LCA-Vision (LCAV) and TLC Vision (TLCV) compete in an otherwise highly fragmented laser vision correction industry. Because the surgery is elective, expensive, and not generally covered by insurance companies, demand for the surgery is cyclical. As a result, this is a tough time for these companies, and the market has punished the stocks. But this is a relatively new industry...is it too new an industry for us to confidently assess the earnings power of these companies?
After all, value investors prefer to buy businesses that have proven themselves over the course of many businesses cycles. In such cases, one can more accurately predict a company's earnings power. If one can accurately predict the earnings power, one can be confident that after applying a margin of safety, one is getting a good deal.
For example, if Coca-Cola had been invented 10 years ago, perhaps value investors would be hesitant to buy stock...could it be a fad? might it have long-term health effects? But after many successful years, Coke qualifies for consideration, and value investors look for opportunities to buy it at a discount, as we saw when we looked at a graph of its historical P/E over time.
In the same way, we don't know the long-term implications for laser-corrected vision. The market for this surgery is also unknown. The surgeries have been accessible since the 1990s, but only really gained acceptance in the last decade. Here, a look at the total number of annual surgeries may be of assistance:
A few things stand out on this chart. First, we see it's a relatively new industry, with tremendous growth in the late 1990s. Second, we see how cyclical demand is (see the recession of 2002), and how its tied to economic growth. (Note that the 2008 number is an estimate from November 2007; the current 2008 estimate is likely much lower considering the state of the economy.) But we already knew these first two points.
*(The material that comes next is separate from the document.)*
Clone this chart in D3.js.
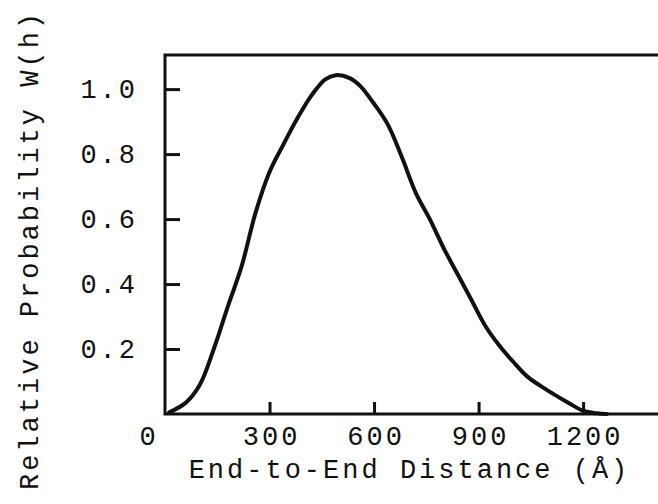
<!DOCTYPE html>
<html>
<head>
<meta charset="utf-8">
<script src="https://cdn.jsdelivr.net/npm/d3@7"></script>
<style>
  html, body { margin: 0; padding: 0; background: #fff; }
  svg { display: block; }
  text { font-family: "Liberation Mono", "DejaVu Sans Mono", monospace; fill: #111; }
</style>
</head>
<body>
<svg id="chart" width="658" height="504"></svg>
<script>
// Data
const distance = [12, 60, 100, 140, 180, 220, 260, 300, 340, 380, 420, 460, 490, 530, 560, 600, 640, 680, 720, 760, 800, 840, 880, 920, 960, 1000, 1040, 1080, 1120, 1160, 1200, 1240, 1268];
const probability = [0.005, 0.035, 0.09, 0.2, 0.33, 0.455, 0.62, 0.745, 0.83, 0.91, 0.98, 1.03, 1.043, 1.034, 1.01, 0.955, 0.89, 0.79, 0.68, 0.6, 0.51, 0.43, 0.35, 0.27, 0.21, 0.16, 0.115, 0.085, 0.058, 0.033, 0.01, 0.002, 0.0];
const xTickValues = [0, 300, 600, 900, 1200];
const yTickValues = [0.2, 0.4, 0.6, 0.8, 1.0];
const xTitle = "End-to-End Distance (Å)";
const yTitle = "Relative Probability W(h)";

const svg = d3.select("#chart");
const mLeft = 165, mRight = 658, mTop = 55, mBottom = 414;

const x = d3.scaleLinear().domain([0, 1415]).range([mLeft, mRight]);
const y = d3.scaleLinear().domain([0, 1.105]).range([mBottom, mTop]);

const FS = 27, LS = 3;

// Y axis ticks (inside) + labels
const yAxis = d3.axisLeft(y).tickValues(yTickValues).tickSize(-15).tickPadding(30)
  .tickFormat(d3.format(".1f"));
const gy = svg.append("g").attr("transform", `translate(${mLeft},0)`).call(yAxis);
gy.select(".domain").remove();
gy.selectAll(".tick line").attr("stroke", "#111").attr("stroke-width", 3);
gy.selectAll(".tick text").attr("font-size", FS).attr("letter-spacing", LS)
  .attr("dx", LS).attr("font-family", "Liberation Mono").attr("fill", "#111");

// X axis ticks (inside) + labels
const xAxis = d3.axisBottom(x).tickValues(xTickValues).tickSize(-12).tickPadding(12)
  .tickFormat(d3.format("d"));
const gx = svg.append("g").attr("transform", `translate(0,${mBottom})`).call(xAxis);
gx.select(".domain").remove();
gx.selectAll(".tick line").attr("stroke", "#111").attr("stroke-width", 3)
  .attr("opacity", d => d === 0 ? 0 : 1);
gx.selectAll(".tick text").attr("font-size", FS).attr("letter-spacing", LS)
  .attr("dx", d => d === 0 ? -18 + LS / 2 : LS / 2)
  .attr("font-family", "Liberation Mono").attr("fill", "#111");

// Frame: left, top, bottom lines
const frame = d3.path();
frame.moveTo(mRight, mTop); frame.lineTo(mLeft, mTop); frame.lineTo(mLeft, mBottom); frame.lineTo(mRight, mBottom);
svg.append("path").attr("d", frame.toString()).attr("fill", "none")
  .attr("stroke", "#111").attr("stroke-width", 3).attr("stroke-linejoin", "miter");

// Curve
const pts = distance.map((d, i) => [d, probability[i]]);
const line = d3.line().x(d => x(d[0])).y(d => y(d[1])).curve(d3.curveCatmullRom.alpha(0.5));
svg.append("path").datum(pts).attr("d", line).attr("fill", "none")
  .attr("stroke", "#111").attr("stroke-width", 4).attr("stroke-linejoin", "round").attr("stroke-linecap", "round");

// Axis titles
svg.append("text").attr("x", 408 + LS / 2).attr("y", 478).attr("text-anchor", "middle")
  .attr("font-size", FS).attr("letter-spacing", LS).text(xTitle);
svg.append("text").attr("transform", "translate(38,250) rotate(-90)").attr("text-anchor", "middle")
  .attr("font-size", FS).attr("letter-spacing", LS).text(yTitle);
</script>
</body>
</html>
Perhaps the most important thing we can see from this chart is the secular slowdown that appears to be occurring. Despite all the credit excesses, the run-up in housing prices, and higher confidence in this surgical procedure, at no point in the decade was the surgery more demanded than in the year 2000. Furthermore, surgeries actually dropped from 2005 onward, despite a strong economy.
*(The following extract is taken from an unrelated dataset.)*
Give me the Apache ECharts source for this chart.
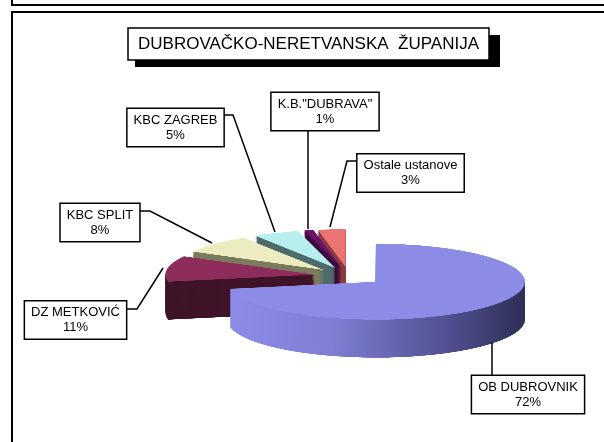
<!DOCTYPE html>
<html>
<head>
<meta charset="utf-8">
<script src="https://cdn.jsdelivr.net/npm/echarts@6/dist/echarts.min.js"></script>
<style>
  html, body { margin: 0; padding: 0; background: #fff; }
  #wrap { position: relative; width: 604px; height: 442px; overflow: hidden; }
  /* pie drawn flat, then squashed to look like Excel's tilted 3-D pie */
  #pie { position: absolute; left: 0; top: 225px; width: 604px; height: 600px;
         transform: scaleY(0.255); transform-origin: 0 0; }
  #main { position: absolute; left: 0; top: 0; width: 604px; height: 442px; }
</style>
</head>
<body>
<div id="wrap">
  <div id="pie"></div>
  <div id="main"></div>
</div>
<script>
// data
const categories = ['OB DUBROVNIK', 'DZ METKOVIĆ', 'KBC SPLIT', 'KBC ZAGREB', 'K.B."DUBRAVA"', 'Ostale ustanove']
const shares = [72, 11, 8, 5, 1, 3]

const FONT = 'Liberation Sans, Arial, sans-serif'

// top faces / side walls
const topColors = ['#8c8ce6', '#8e2c5c', '#ececc0', '#b8eeee', '#6b106b', '#ec7373']
const sideColors = [
  new echarts.graphic.LinearGradient(0, 0, 1, 0, [
    { offset: 0, color: '#8c8ce8' },
    { offset: 0.35, color: '#7e7ed2' },
    { offset: 0.7, color: '#55559a' },
    { offset: 1, color: '#2f2f58' }
  ]),
  '#3f1428', '#7a7a5e', '#4e6b6b', '#3c0a3c', '#8a3d3d'
]

// label boxes (centre) and leader lines, in page pixels
const labelBoxes = [[528, 394.5], [75.5, 320], [100, 222.5], [175.5, 127.5], [325, 111.5], [410.5, 173]]
const leaderLines = [
  [[492, 342], [492, 360], [492, 377]],
  [[163, 268], [137, 309], [126, 309]],
  [[212, 243], [150, 211], [139, 211]],
  [[275, 232], [233, 115], [223, 115]],
  [[308, 229], [308, 180], [308, 129]],
  [[330, 227], [347, 161], [358, 161]]
]

// ---- squashed pie: stacked layers give the depth ----
const SCALE = 0.255
const DEPTH = 38
const layers = []
for (let k = DEPTH; k >= 0; k--) {
  layers.push({
    type: 'pie',
    silent: true,
    animation: false,
    z: 2 + DEPTH - k,
    center: [349, 200 + k / SCALE],
    radius: 149,
    startAngle: 90,
    clockwise: true,
    selectedMode: 'multiple',
    selectedOffset: 35,
    label: { show: false },
    labelLine: { show: false },
    emphasis: { disabled: true },
    select: { itemStyle: { borderWidth: 0 } },
    data: categories.map((name, i) => {
      const c = k === 0 ? topColors[i] : sideColors[i]
      return {
        name,
        value: shares[i],
        selected: true,
        itemStyle: { color: c, borderWidth: 0 },
        select: { itemStyle: { color: c, borderWidth: 0 } }
      }
    })
  })
}

const pieChart = echarts.init(document.getElementById('pie'))
pieChart.setOption({ animation: false, series: layers })

// ---- overlay: frame, title and labels ----
const mainChart = echarts.init(document.getElementById('main'))
mainChart.setOption({
  animation: false,
  graphic: [
    // bottom of the box above
    { type: 'rect', shape: { x: 12, y: -60, width: 640, height: 65 }, style: { fill: 'none', stroke: '#000', lineWidth: 2 } },
    // chart frame
    { type: 'rect', shape: { x: 12, y: 12, width: 640, height: 480 }, style: { fill: 'none', stroke: '#000', lineWidth: 2 } },
    // title shadow
    { type: 'rect', shape: { x: 135, y: 35, width: 365, height: 32 }, style: { fill: '#000' } }
  ],
  title: {
    text: 'DUBROVAČKO-NERETVANSKA  ŽUPANIJA',
    left: 128,
    top: 28,
    padding: [6, 10, 6, 10],
    backgroundColor: '#fff',
    borderColor: '#000',
    borderWidth: 1.5,
    textStyle: { fontFamily: FONT, fontSize: 17, lineHeight: 20, fontWeight: 'normal', color: '#000' }
  },
  series: [
    {
      type: 'pie',
      silent: true,
      center: [349, 276],
      radius: 20,
      startAngle: 90,
      itemStyle: { color: 'rgba(0,0,0,0)' },
      emphasis: { disabled: true },
      label: {
        show: true,
        position: 'outer',
        alignTo: 'none',
        formatter: '{b}\n{d}%',
        fontFamily: FONT,
        fontSize: 13,
        lineHeight: 15,
        color: '#000',
        align: 'center',
        backgroundColor: '#fff',
        borderColor: '#000',
        borderWidth: 1.5,
        padding: [4, 6, 3, 6]
      },
      labelLine: { show: true, smooth: false, lineStyle: { color: '#000', width: 1.5 } },
      labelLayout: function (params) {
        const i = params.dataIndex
        return {
          x: labelBoxes[i][0],
          y: labelBoxes[i][1],
          align: 'center',
          verticalAlign: 'middle',
          labelLinePoints: leaderLines[i]
        }
      },
      data: categories.map((name, i) => ({ name, value: shares[i] }))
    }
  ]
})
</script>
</body>
</html>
This raises some questions. What is the market going forward? Did all the likely adopters already have the surgery, meaning the sustainable annual rate of surgeries going forward is much lower than the past cycle would indicate? What is the sustainable number of annual surgeries going forward?
These are tough questions to answer, but they do clarify why value investors prefer industries that are tried and tested, as there is far less uncertainty involved.